-- BEGIN DATA IN THIS EXERCISE --

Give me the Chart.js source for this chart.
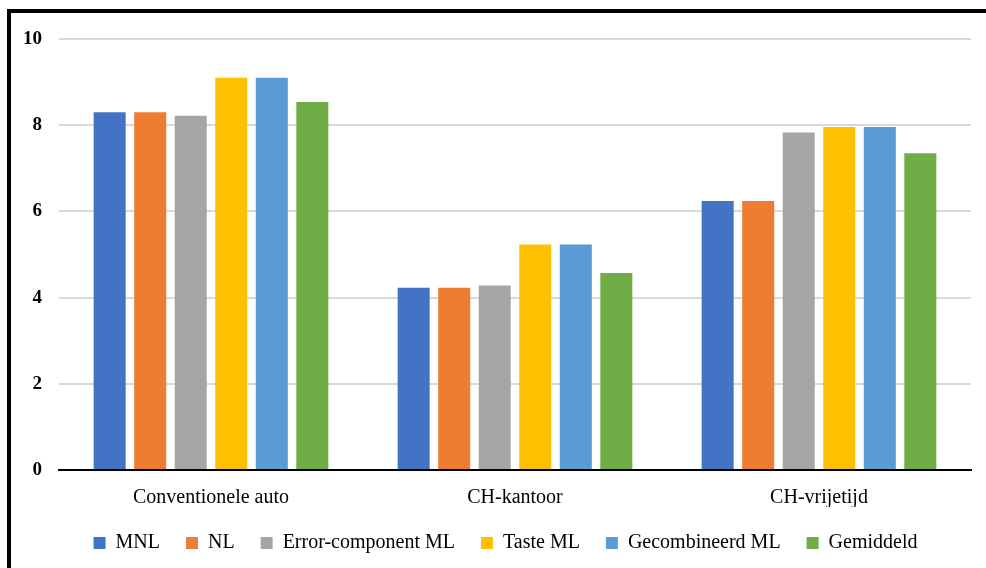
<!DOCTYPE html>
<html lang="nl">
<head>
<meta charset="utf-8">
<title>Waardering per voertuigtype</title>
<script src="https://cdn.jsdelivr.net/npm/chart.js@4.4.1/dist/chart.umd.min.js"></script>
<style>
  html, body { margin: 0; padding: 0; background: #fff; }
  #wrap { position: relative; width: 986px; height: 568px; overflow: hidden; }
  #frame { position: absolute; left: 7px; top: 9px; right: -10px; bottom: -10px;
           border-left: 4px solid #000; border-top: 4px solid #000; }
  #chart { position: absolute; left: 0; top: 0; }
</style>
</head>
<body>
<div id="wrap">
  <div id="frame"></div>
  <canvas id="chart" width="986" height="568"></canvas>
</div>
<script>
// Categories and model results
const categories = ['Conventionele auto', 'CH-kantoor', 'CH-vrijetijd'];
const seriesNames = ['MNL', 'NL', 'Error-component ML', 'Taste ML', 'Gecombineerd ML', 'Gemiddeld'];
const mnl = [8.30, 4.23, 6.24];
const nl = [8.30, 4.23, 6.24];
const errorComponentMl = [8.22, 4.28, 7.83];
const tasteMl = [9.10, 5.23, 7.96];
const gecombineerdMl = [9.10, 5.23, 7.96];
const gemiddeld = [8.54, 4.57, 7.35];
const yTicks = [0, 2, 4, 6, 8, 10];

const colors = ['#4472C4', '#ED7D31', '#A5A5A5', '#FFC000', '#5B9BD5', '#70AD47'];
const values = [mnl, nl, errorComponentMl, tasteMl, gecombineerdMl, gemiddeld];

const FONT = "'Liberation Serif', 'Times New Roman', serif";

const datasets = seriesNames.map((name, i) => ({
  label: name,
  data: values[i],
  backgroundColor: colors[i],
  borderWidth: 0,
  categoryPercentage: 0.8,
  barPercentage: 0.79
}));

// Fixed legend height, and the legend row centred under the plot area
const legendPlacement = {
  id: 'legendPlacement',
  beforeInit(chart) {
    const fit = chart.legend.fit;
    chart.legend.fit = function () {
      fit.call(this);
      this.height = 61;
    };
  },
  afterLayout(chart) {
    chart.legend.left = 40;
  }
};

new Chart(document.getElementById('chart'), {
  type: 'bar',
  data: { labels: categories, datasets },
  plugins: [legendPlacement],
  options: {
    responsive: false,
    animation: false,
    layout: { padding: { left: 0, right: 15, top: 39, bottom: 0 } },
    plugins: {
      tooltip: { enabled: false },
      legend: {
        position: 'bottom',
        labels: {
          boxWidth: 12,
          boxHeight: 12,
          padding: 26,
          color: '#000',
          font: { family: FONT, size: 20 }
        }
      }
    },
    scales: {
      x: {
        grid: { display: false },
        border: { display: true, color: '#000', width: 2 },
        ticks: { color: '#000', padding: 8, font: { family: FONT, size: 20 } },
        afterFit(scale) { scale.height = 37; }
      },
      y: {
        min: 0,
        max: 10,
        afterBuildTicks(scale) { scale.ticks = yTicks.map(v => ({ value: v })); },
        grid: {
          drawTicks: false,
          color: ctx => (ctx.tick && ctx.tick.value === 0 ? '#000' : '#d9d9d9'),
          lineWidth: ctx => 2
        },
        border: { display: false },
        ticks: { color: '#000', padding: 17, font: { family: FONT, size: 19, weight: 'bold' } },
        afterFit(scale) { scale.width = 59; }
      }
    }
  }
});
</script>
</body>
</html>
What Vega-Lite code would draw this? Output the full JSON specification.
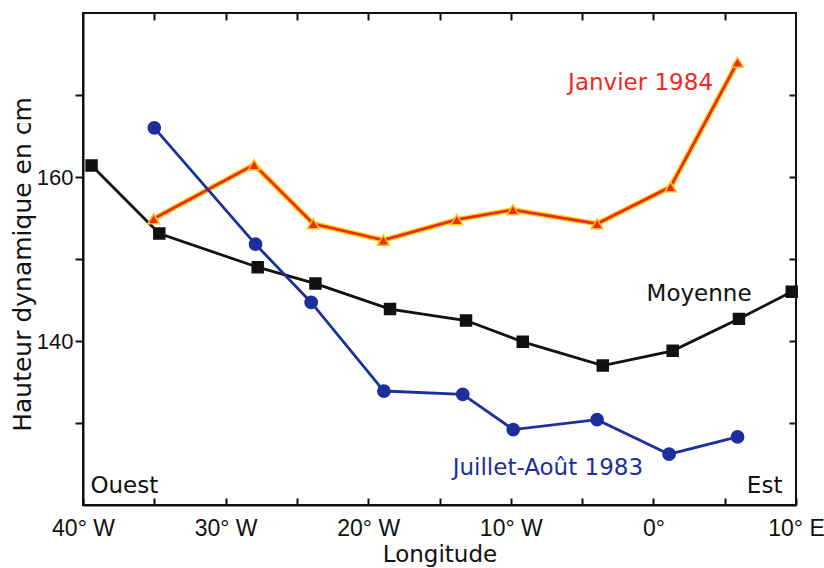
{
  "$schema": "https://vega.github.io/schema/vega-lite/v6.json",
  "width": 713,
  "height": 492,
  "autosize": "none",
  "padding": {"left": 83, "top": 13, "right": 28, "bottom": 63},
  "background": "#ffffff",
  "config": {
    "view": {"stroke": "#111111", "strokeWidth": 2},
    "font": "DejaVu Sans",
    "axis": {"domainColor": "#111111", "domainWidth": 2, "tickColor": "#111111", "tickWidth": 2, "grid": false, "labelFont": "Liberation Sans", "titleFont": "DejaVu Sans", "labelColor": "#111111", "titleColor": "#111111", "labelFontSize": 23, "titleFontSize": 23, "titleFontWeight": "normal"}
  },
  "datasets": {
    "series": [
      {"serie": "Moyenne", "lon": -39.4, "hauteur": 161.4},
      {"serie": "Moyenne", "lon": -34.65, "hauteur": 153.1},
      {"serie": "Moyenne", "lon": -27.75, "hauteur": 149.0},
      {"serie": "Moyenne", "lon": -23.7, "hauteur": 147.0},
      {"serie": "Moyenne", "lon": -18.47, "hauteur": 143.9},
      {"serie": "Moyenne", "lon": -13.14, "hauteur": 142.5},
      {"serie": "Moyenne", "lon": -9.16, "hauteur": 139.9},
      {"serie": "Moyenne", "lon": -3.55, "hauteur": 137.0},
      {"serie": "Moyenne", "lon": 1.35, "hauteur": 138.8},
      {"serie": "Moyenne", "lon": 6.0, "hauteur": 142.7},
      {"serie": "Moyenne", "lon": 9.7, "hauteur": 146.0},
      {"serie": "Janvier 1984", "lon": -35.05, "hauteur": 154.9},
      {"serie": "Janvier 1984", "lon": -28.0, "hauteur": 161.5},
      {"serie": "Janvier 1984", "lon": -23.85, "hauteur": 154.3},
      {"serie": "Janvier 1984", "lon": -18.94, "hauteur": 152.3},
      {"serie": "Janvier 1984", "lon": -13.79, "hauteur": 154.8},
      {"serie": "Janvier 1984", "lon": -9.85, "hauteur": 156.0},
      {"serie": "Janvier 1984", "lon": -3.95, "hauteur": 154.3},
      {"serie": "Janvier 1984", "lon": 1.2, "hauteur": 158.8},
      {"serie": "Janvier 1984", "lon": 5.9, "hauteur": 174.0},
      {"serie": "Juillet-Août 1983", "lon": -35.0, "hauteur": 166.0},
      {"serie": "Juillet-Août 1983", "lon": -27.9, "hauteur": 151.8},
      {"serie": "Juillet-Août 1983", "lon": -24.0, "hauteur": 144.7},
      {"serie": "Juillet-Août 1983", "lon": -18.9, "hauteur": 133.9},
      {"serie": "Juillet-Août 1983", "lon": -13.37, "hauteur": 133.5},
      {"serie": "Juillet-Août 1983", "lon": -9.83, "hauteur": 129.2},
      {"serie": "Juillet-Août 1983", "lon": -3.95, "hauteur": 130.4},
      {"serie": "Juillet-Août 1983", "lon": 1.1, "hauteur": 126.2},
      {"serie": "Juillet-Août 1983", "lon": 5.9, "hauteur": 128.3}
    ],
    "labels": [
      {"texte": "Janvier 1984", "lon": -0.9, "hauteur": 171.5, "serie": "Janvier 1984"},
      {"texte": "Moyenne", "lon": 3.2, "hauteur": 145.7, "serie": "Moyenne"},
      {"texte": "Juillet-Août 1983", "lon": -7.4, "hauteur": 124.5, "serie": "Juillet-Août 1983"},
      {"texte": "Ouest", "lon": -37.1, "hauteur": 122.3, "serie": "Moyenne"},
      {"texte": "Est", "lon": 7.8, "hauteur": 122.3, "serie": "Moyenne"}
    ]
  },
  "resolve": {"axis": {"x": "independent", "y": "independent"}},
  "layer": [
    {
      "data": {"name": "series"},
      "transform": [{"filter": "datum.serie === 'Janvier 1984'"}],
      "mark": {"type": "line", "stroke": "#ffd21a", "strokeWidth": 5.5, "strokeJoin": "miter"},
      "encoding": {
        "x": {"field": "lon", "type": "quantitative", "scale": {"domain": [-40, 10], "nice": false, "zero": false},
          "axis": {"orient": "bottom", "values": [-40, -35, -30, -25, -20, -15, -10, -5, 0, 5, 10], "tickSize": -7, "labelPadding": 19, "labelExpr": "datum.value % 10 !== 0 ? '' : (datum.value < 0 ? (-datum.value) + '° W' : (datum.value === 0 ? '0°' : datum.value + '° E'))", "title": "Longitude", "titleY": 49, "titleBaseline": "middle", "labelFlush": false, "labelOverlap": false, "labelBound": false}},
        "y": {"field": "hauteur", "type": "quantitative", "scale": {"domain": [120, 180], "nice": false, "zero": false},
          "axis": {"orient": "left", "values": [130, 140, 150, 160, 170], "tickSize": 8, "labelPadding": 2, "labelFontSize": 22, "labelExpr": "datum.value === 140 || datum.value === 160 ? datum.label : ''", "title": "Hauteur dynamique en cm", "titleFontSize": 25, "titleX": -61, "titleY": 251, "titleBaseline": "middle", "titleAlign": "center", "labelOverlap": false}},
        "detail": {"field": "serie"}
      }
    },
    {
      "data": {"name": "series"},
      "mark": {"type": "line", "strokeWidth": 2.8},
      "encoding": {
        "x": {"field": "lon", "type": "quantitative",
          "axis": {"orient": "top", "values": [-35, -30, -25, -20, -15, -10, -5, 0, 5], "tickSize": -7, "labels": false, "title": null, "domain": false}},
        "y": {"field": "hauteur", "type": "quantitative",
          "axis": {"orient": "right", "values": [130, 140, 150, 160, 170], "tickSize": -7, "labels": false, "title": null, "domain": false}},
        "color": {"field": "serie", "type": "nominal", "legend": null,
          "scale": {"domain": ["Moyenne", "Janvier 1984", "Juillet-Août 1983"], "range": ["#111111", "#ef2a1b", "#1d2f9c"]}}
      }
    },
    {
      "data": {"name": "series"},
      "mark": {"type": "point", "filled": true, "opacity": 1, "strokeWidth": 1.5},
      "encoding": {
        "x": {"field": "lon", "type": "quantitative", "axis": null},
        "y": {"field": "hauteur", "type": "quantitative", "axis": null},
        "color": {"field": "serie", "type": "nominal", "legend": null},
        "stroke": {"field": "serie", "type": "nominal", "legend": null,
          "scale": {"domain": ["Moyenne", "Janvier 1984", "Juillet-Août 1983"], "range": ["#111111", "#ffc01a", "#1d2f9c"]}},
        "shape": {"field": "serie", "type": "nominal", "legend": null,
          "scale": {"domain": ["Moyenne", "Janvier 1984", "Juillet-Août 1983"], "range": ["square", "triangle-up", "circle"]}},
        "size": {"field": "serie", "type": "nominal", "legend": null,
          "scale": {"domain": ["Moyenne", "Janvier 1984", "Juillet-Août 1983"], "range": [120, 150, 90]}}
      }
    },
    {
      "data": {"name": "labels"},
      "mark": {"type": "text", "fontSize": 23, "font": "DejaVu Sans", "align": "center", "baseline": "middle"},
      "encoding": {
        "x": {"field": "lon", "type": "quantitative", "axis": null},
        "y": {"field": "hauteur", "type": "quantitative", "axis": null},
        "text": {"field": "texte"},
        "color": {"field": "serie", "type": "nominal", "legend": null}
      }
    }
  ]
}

-- END DATA IN THIS EXERCISE --

Please take the lines from the beginning of the data above through the line holding "Serif', 'Times New" and transcribe them exactly, without any pictures.

### [EXPECTED ANSWER]
Give me the Chart.js source for this chart.
<!DOCTYPE html>
<html lang="nl">
<head>
<meta charset="utf-8">
<title>Waardering per voertuigtype</title>
<script src="https://cdn.jsdelivr.net/npm/chart.js@4.4.1/dist/chart.umd.min.js"></script>
<style>
  html, body { margin: 0; padding: 0; background: #fff; }
  #wrap { position: relative; width: 986px; height: 568px; overflow: hidden; }
  #frame { position: absolute; left: 7px; top: 9px; right: -10px; bottom: -10px;
           border-left: 4px solid #000; border-top: 4px solid #000; }
  #chart { position: absolute; left: 0; top: 0; }
</style>
</head>
<body>
<div id="wrap">
  <div id="frame"></div>
  <canvas id="chart" width="986" height="568"></canvas>
</div>
<script>
// Categories and model results
const categories = ['Conventionele auto', 'CH-kantoor', 'CH-vrijetijd'];
const seriesNames = ['MNL', 'NL', 'Error-component ML', 'Taste ML', 'Gecombineerd ML', 'Gemiddeld'];
const mnl = [8.30, 4.23, 6.24];
const nl = [8.30, 4.23, 6.24];
const errorComponentMl = [8.22, 4.28, 7.83];
const tasteMl = [9.10, 5.23, 7.96];
const gecombineerdMl = [9.10, 5.23, 7.96];
const gemiddeld = [8.54, 4.57, 7.35];
const yTicks = [0, 2, 4, 6, 8, 10];

const colors = ['#4472C4', '#ED7D31', '#A5A5A5', '#FFC000', '#5B9BD5', '#70AD47'];
const values = [mnl, nl, errorComponentMl, tasteMl, gecombineerdMl, gemiddeld];

const FONT = "'Liberation Serif', 'Times New Roman', serif";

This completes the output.